Did you run that script to increase the kernel timeout?
> 
>>> 1. What exactly this means. My understanding is that some data has
>>> been lost (or may have been lost) on the drive, but the drive still
>>> has spare sectors to remap things once the failed sectors are written
>>> to. Is that correct?
>>
>>
>> It may also mean that the four sectors at least, have already been remapped
>> ... I'll let the experts confirm. The three pending errors might be where a
>> read has failed but there's not yet been a re-write - and you won't have
>> noticed because the raid dealt with it.
> 
> I'm guessing nothing has been remapped yet, because the
> Reallocated_Sector_Ct and Reallocator_Event_ct are both zero.
> 
>>> 3. Assuming my understanding is correct, and that the sector falls
>>> within the RAID1 partition on the drive, is there some way I can
>>> recover the sectors from the other drive in the RAID1? As a last
>>> resort I imagine I could wipe the suspect drive and then rebuild it
>>> from the good one, but I'm hoping there's something less risky I can
>>> do.
>>
>>
>> Do a scrub? You've got seven errors total, which some people will say "panic
>> on the first error" and others will say "so what, the odd error every now
>> and then is nothing to worry about". The point of a scrub is it will
>> background-scan the entire array, and if it can't read anything, it will
>> re-calculate and re-write it.
> 
> Yes, that sounds like what I need. Thanks to Google I found
> /usr/share/mdadm/checkarray to trigger this. It still has a few hours
> to go, but now the bad drive has pending sectors == 65535 (which is
> suspiciously power-of-two and I assume means it's actually higher and
> is being clamped), and /sys/block/md0/md/mismatch_cnt is currently at
> 1408. If scrubbing is supposed to rewrite on failed reads I would have
> expected pending sectors to go down rather than up, so I'm not sure
> what's happening.
> 
Ummm....

Sounds like that drive could need replacing. I'd get a new drive and do
that as soon as possible - use the --replace option of mdadm - don't
fail the old drive and add the new. Dunno where you're based, but 5mins
on the internet ordering a new drive is probably time well spent.

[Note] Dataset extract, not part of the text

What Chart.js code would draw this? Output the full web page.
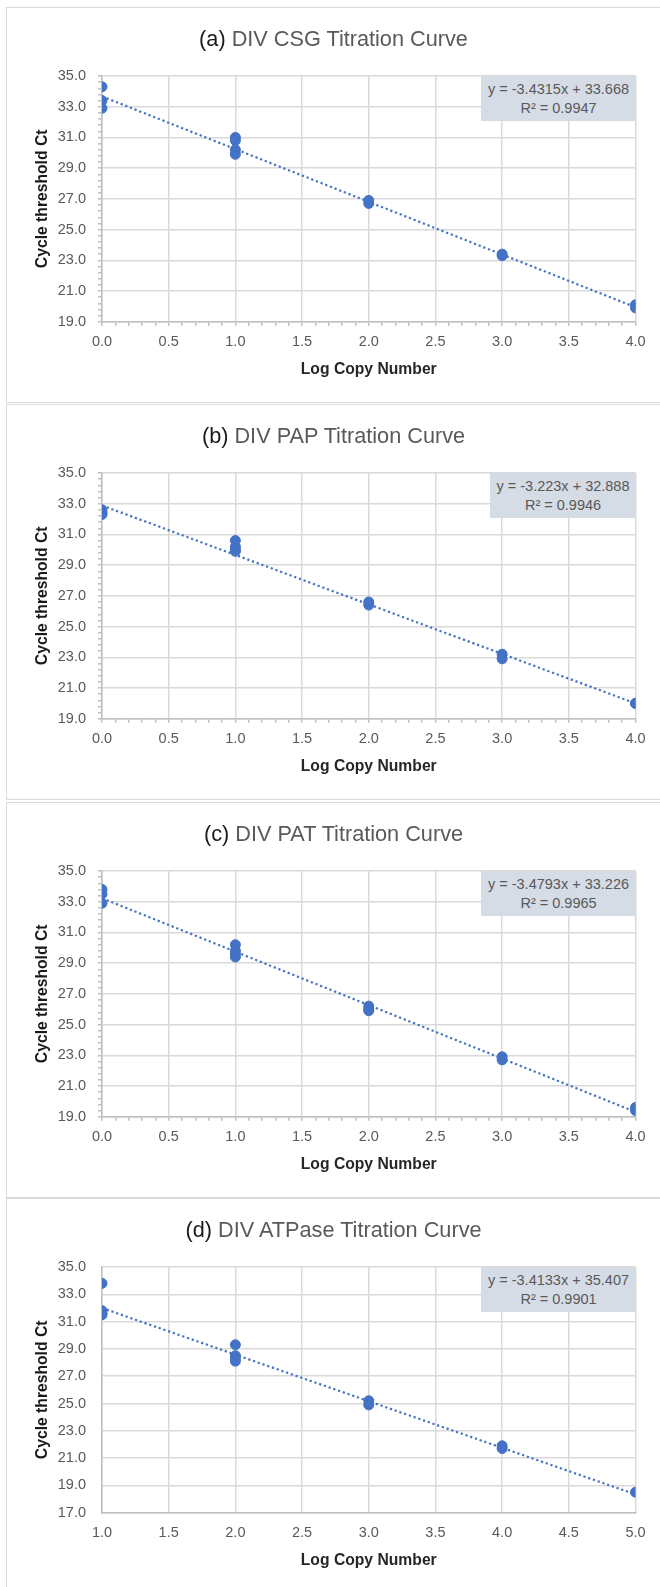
<!DOCTYPE html>
<html>
<head>
<meta charset="utf-8">
<script src="https://cdn.jsdelivr.net/npm/chart.js@4.4.1/dist/chart.umd.min.js"></script>
<style>
  html, body { margin: 0; padding: 0; background: #fff; width: 660px; height: 1587px; overflow: hidden; }
  .panel { position: absolute; left: 6px; width: 660px; height: 396px; box-sizing: border-box; border: 1px solid #d9d9d9; background: #fff; }
  .panel canvas { position: absolute; left: 0; top: 0; }
  .ttl { position: absolute; left: 0; top: 18px; width: 653px; text-align: center; font: 21.7px "Liberation Sans", Arial, sans-serif; line-height: 26px; color: #595959; white-space: nowrap; }
  .ttl span { color: #1a1a1a; }
  .eq { position: absolute; top: 68px; height: 45px; box-sizing: border-box; padding-top: 4px; background: #d6dce5; color: #595959; font: 14.5px "Liberation Sans", Arial, sans-serif; line-height: 19px; text-align: center; white-space: nowrap; }
</style>
</head>
<body>
<div class="panel" style="top:7px"><canvas id="c0" width="658" height="394"></canvas><div class="ttl" id="t0"></div><div class="eq" id="e0" style="left:474px;width:155px"></div></div>
<div class="panel" style="top:404px"><canvas id="c1" width="658" height="394"></canvas><div class="ttl" id="t1"></div><div class="eq" id="e1" style="left:483px;width:146px"></div></div>
<div class="panel" style="top:802px"><canvas id="c2" width="658" height="394"></canvas><div class="ttl" id="t2"></div><div class="eq" id="e2" style="left:474px;width:155px"></div></div>
<div class="panel" style="top:1198px"><canvas id="c3" width="658" height="394"></canvas><div class="ttl" id="t3"></div><div class="eq" id="e3" style="left:474px;width:155px"></div></div>
<script>
// panel (a) DIV CSG
const xA = [0, 0, 0, 1, 1, 1, 1, 2, 2, 3, 3, 4, 4];
const ctA = [34.3, 33.4, 32.9, 31.0, 30.8, 30.2, 29.9, 26.9, 26.7, 23.4, 23.3, 20.1, 19.9];
const trendXA = [0, 4];
const trendYA = [33.668, 19.942];

// panel (b) DIV PAP
const xB = [0, 0, 0, 1, 1, 1, 1, 2, 2, 3, 3, 4, 4];
const ctB = [32.6, 32.4, 32.3, 30.6, 30.2, 30.0, 29.9, 26.6, 26.4, 23.2, 22.9, 20.0, 20.0];
const trendXB = [0, 4];
const trendYB = [32.888, 19.996];

// panel (c) DIV PAT
const xC = [0, 0, 0, 1, 1, 1, 1, 2, 2, 2, 3, 3, 4, 4];
const ctC = [33.8, 33.5, 32.9, 30.2, 29.8, 29.6, 29.4, 26.2, 26.0, 25.9, 22.9, 22.7, 19.6, 19.4];
const trendXC = [0, 4];
const trendYC = [33.226, 19.309];

// panel (d) DIV ATPase
const xD = [1, 1, 1, 1, 2, 2, 2, 2, 3, 3, 4, 4, 5];
const ctD = [33.8, 31.8, 31.6, 31.5, 29.3, 28.5, 28.3, 28.1, 25.2, 24.9, 21.9, 21.7, 18.5];
const trendXD = [1, 5];
const trendYD = [31.994, 18.340];

const panelLetters = ['(a)', '(b)', '(c)', '(d)'];
const panelTitles = ['DIV CSG Titration Curve', 'DIV PAP Titration Curve', 'DIV PAT Titration Curve', 'DIV ATPase Titration Curve'];
const equations = ['y = -3.4315x + 33.668', 'y = -3.223x + 32.888', 'y = -3.4793x + 33.226', 'y = -3.4133x + 35.407'];
const rSquared = ['R² = 0.9947', 'R² = 0.9946', 'R² = 0.9965', 'R² = 0.9901'];
const xTitle = 'Log Copy Number';
const yTitle = 'Cycle threshold Ct';

const BLUE = '#4472C4';
const GRID = '#d9d9d9';
const AXIS = '#bfbfbf';
const FONT = '"Liberation Sans", Arial, sans-serif';

function isMajor(v, min, step) {
  const r = (v - min) / step;
  return Math.abs(r - Math.round(r)) < 1e-6;
}

function makeChart(id, xs, ys, tx, ty, ax) {
  const pts = xs.map((x, i) => ({x: x, y: ys[i]}));
  const trend = tx.map((x, i) => ({x: x, y: ty[i]}));
  return new Chart(document.getElementById(id), {
    type: 'scatter',
    data: {
      datasets: [
        {
          type: 'line',
          data: trend,
          borderColor: BLUE,
          borderWidth: 2.2,
          borderDash: [2.2, 2.8],
          pointRadius: 0,
          fill: false,
          tension: 0
        },
        {
          data: pts,
          backgroundColor: BLUE,
          borderColor: BLUE,
          borderWidth: 1,
          pointRadius: 5,
          pointHoverRadius: 5
        }
      ]
    },
    options: {
      responsive: false,
      animation: false,
      layout: { padding: { top: 68, right: 29.5, left: 0, bottom: 0 } },
      plugins: { legend: { display: false }, tooltip: { enabled: false } },
      scales: {
        x: {
          type: 'linear',
          min: ax.xMin,
          max: ax.xMax,
          afterFit: s => { s.height = 80.3; },
          ticks: {
            stepSize: ax.xMinor,
            autoSkip: false,
            maxRotation: 0,
            padding: 8,
            color: '#595959',
            font: { family: FONT, size: 14.5 },
            callback: v => isMajor(v, ax.xMin, ax.xStep) ? v.toFixed(1) : ''
          },
          grid: {
            color: c => isMajor(c.tick.value, ax.xMin, ax.xStep) ? GRID : 'rgba(0,0,0,0)',
            lineWidth: 1.5,
            tickLength: 4,
            tickColor: ax.minor ? AXIS : 'rgba(0,0,0,0)'
          },
          border: { color: AXIS, width: 1.5 },
          title: {
            display: true,
            text: xTitle,
            color: '#262626',
            font: { family: FONT, size: 15.7, weight: 'bold' },
            padding: { top: 0, bottom: 23 }
          }
        },
        y: {
          type: 'linear',
          min: ax.yMin,
          max: ax.yMax,
          afterFit: s => { s.width = 95; },
          ticks: {
            stepSize: ax.yMinor,
            autoSkip: false,
            padding: 12,
            color: '#595959',
            font: { family: FONT, size: 14.5 },
            callback: v => isMajor(v, ax.yMin, ax.yStep) ? v.toFixed(1) : ''
          },
          grid: {
            color: c => isMajor(c.tick.value, ax.yMin, ax.yStep) ? GRID : 'rgba(0,0,0,0)',
            lineWidth: 1.5,
            tickLength: 4,
            tickColor: ax.minor ? AXIS : 'rgba(0,0,0,0)'
          },
          border: { color: AXIS, width: 1.5 },
          title: {
            display: true,
            text: yTitle,
            color: '#1a1a1a',
            font: { family: FONT, size: 15.7, weight: 'bold' },
            padding: { top: 26, bottom: 0 }
          }
        }
      }
    }
  });
}

const axesStd = { xMin: 0, xMax: 4, xStep: 0.5, xMinor: 0.1, yMin: 19, yMax: 35, yStep: 2, yMinor: 0.4, minor: true };
const axesD = { xMin: 1, xMax: 5, xStep: 0.5, xMinor: 0.5, yMin: 17, yMax: 35, yStep: 2, yMinor: 2, minor: false };

for (let i = 0; i < 4; i++) {
  document.getElementById('t' + i).innerHTML = '<span>' + panelLetters[i] + '</span> ' + panelTitles[i];
  document.getElementById('e' + i).innerHTML = equations[i] + '<br>' + rSquared[i];
}

makeChart('c0', xA, ctA, trendXA, trendYA, axesStd);
makeChart('c1', xB, ctB, trendXB, trendYB, axesStd);
makeChart('c2', xC, ctC, trendXC, trendYC, axesStd);
makeChart('c3', xD, ctD, trendXD, trendYD, axesD);
</script>
</body>
</html>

Note that Seagate Barracudas don't have the best of reputations if
they're the drive you've already got, and the 3TB drives are best
avoided. Sod's law, I've got two of them ...

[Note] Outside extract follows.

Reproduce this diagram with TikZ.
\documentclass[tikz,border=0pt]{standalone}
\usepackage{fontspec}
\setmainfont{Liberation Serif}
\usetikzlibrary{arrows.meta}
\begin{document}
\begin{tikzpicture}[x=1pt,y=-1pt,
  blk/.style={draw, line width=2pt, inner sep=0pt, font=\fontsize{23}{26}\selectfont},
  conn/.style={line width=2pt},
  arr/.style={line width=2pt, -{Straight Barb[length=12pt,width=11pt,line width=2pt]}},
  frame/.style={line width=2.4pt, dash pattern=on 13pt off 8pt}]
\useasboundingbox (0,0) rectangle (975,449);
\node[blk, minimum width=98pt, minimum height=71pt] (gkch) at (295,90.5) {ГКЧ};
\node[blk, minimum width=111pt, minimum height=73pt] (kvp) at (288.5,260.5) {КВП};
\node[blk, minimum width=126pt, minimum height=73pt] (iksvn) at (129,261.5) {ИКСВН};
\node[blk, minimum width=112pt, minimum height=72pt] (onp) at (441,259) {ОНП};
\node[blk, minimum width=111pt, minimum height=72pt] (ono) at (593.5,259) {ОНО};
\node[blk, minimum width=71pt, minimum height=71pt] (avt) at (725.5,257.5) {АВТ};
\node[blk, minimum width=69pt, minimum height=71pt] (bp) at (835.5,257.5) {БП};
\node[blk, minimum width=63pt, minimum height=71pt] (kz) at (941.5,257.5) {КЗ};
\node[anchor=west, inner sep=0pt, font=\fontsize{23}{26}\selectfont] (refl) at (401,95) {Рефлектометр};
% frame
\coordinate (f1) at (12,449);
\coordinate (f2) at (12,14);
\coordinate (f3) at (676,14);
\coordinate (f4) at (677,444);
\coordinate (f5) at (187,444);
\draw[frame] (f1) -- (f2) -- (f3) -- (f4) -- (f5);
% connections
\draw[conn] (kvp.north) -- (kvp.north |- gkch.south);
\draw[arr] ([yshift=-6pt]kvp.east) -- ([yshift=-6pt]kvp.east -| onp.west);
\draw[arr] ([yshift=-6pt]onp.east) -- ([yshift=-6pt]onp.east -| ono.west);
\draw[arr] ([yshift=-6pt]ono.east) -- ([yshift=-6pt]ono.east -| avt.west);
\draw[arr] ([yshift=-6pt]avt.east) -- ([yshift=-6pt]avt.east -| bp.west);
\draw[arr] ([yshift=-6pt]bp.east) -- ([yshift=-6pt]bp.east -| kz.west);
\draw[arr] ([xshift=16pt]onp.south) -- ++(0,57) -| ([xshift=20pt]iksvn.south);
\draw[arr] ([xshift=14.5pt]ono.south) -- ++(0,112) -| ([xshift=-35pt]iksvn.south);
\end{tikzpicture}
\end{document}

Advice I always give ... if you're getting new drives, always consider
increasing capacity. I don't know what size your current drives are, but
look at prices of drives a bit larger than what they are, and is it
worth paying the extra?

If you do get bigger drives, there's nothing stopping you making the
paritions on it bigger before you add them in to the array. It'll be
wasted space until you increase the size of all the drives, but once
you've replaced both drives, you can use mdadm to increase the array
size. I don't know about LUKS, but I would expect you can grow that, and
then you can expand your data partitions within that.